台湾系企業が中国本土資本市場に上場する。鴻海精密工業の主要傘下企業の一つでアップルのiPhoneの組み立てなどを行う富士康工業互聯網(フォックスコン・インダストリアル・インターネット。601138)は5月24日、本土A株市場で公募を行った。発行価格は13.77元/株(234円相当、1元=17円で換算、以下同様)。PER(株価収益率)は2018年12月期予想利益に対して17倍で、本土A株メインボード上場にしてはほぼ上限である。発行株数は19億7000万株。調達額は271億2700万元(4612億円相当)に達する。28日には当選者が発表されているが、上場は6月にずれ込む見通しである(現時点では正式な上場日はまだ決まっていない)。
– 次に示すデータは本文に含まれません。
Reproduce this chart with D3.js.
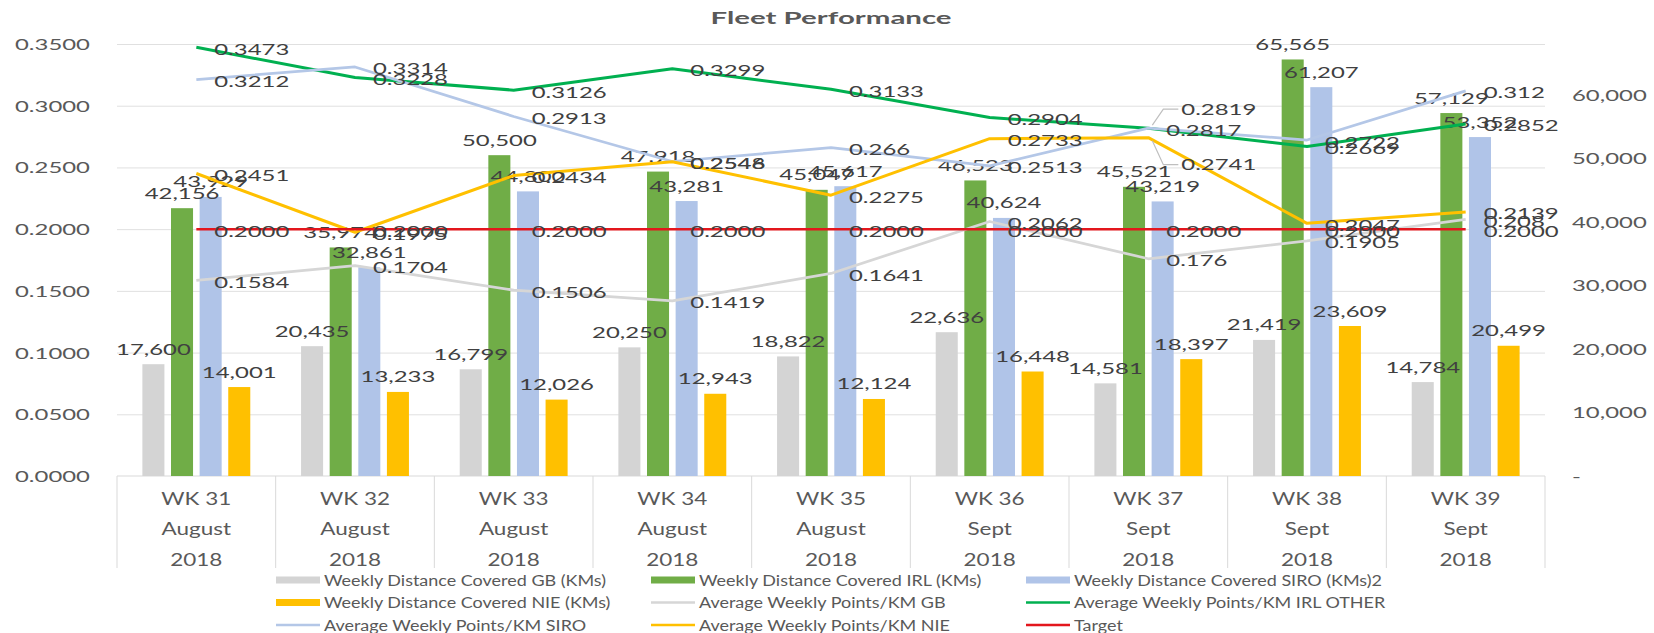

インターネットを通じた主に個人投資家向けの公募は10億600万株で全体の51.1%を占める。当選確率は0.34%であった。本土A株市場のIPO価格は当局によって、低く抑えられており、通常、上場後、ストップ高が数回続く。そうした実情があるので一般的に当選確率は1%に遠く及ばない。0.34%といった確率は高い方だ。ただ、発行規模はここ2年で最大となるだけに、それでも1%に満たないのだから、本土の資本市場は十分な厚みがあると言えよう。
注目すべき点は、証券会社の営業を通じた従来型の公募の方であり、特に戦略投資家として、中国を代表する20機関が参加している点である。戦略投資家への割り当ては5億9100万株で全体の30%に当たる。
具体的には、国家の投資運用部門(SWF)、全国社会保障基金理事会や、中国鉄路、招商局、中国中車、第一汽車、鞍鋼集団、中国華融資産管理といった中央系国有企業、中央系国有投資集団などが戦略投資家として名を連ねている。さらに、インターネット大手である百度、アリババ、テンセント(通称「BAT」)が資本参加している。
これだけ多くの国家部門が台湾企業の戦略投資家になっているのだから、中国政府は、中台の政治的な関係と民間の経済活動を完全に分けて考えていると言えよう。少しうがった見方をすれば、台湾を代表する企業である鴻海精密工業の傘下企業に中央系国有企業が資本参加することで、台湾経済を取り込もうとしているとも見て取れる。